7) What about data quality?
Run DQ checks at key promotions (Bronze → Silver, Silver → Gold). Validate schema, nullability, referential integrity, and business rules (e.g., totals ≥ 0). Fail fast, alert, and quarantine bad records for triage.
8) How should I secure the stack?
- Kafka: TLS + SASL, topic ACLs, network rules
- Databricks: Unity Catalog, row/column-level policies, masking, audit logs
- Airflow: Secret backends and role-based access, separate environments
- End-to-end: Principle of least privilege, key rotation, and encrypted storage
9) How do I monitor end-to-end health?
Track:
- Kafka consumer lag, DLQ rate, broker metrics
- Airflow DAG SLAs, task retries, durations
- Databricks job failures, stream progress, state metrics
Alert on deviations and tie them to runbooks.
10) When should I use batch instead of streaming?
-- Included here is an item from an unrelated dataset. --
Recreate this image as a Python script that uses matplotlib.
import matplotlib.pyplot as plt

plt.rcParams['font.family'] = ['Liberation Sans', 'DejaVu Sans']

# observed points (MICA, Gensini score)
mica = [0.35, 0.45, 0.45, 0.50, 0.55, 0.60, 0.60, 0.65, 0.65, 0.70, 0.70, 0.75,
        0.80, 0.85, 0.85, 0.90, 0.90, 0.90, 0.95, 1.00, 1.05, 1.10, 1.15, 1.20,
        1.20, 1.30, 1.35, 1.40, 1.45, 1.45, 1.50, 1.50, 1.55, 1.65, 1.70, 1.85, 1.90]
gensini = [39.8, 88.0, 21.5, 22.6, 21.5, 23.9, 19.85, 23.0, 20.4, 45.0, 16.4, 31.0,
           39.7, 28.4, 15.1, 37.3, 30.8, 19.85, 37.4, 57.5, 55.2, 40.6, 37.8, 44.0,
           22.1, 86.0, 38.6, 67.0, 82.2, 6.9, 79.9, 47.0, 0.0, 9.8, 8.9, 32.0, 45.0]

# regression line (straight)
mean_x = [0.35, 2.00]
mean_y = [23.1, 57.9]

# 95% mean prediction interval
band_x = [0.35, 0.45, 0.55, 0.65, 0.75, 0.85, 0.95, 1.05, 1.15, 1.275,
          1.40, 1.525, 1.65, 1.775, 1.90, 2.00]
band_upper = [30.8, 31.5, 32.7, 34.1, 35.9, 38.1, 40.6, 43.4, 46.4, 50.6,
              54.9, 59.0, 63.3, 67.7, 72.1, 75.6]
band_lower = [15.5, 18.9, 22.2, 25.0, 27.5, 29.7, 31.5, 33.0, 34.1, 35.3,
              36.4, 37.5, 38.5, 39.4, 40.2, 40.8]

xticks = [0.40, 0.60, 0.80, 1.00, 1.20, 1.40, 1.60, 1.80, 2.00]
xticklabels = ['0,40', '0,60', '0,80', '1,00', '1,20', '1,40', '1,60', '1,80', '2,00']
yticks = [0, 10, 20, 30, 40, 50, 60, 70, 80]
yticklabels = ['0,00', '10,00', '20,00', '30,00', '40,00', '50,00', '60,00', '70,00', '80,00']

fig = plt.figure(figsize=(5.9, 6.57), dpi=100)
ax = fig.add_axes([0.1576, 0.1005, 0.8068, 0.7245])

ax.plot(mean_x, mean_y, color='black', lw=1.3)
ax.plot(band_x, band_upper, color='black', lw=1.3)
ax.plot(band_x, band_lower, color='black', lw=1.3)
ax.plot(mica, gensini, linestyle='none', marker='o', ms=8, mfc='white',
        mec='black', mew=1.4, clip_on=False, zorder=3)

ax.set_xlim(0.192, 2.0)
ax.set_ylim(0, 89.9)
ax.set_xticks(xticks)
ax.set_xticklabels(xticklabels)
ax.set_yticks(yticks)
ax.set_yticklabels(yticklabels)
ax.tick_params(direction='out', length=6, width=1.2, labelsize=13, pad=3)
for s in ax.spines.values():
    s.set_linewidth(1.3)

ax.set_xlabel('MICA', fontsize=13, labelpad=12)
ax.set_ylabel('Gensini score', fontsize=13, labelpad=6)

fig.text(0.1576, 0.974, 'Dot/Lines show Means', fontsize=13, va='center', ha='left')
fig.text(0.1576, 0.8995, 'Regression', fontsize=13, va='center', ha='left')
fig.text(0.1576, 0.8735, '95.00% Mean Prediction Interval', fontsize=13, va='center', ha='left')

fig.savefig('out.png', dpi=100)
Use streaming for low-latency needs (operational dashboards, fraud detection, real-time personalization). Use batch for high-volume, non-urgent workloads (daily financial rollups, historical ML feature recomputation). Many production pipelines are hybrid: stream to Bronze/Silver and batch-curate Gold.
By combining Airflow’s orchestration, Kafka’s streaming backbone, and Databricks’ Lakehouse processing, you can build reliable, governed, and cost-efficient pipelines that run themselves—while giving your business the real-time edge it needs.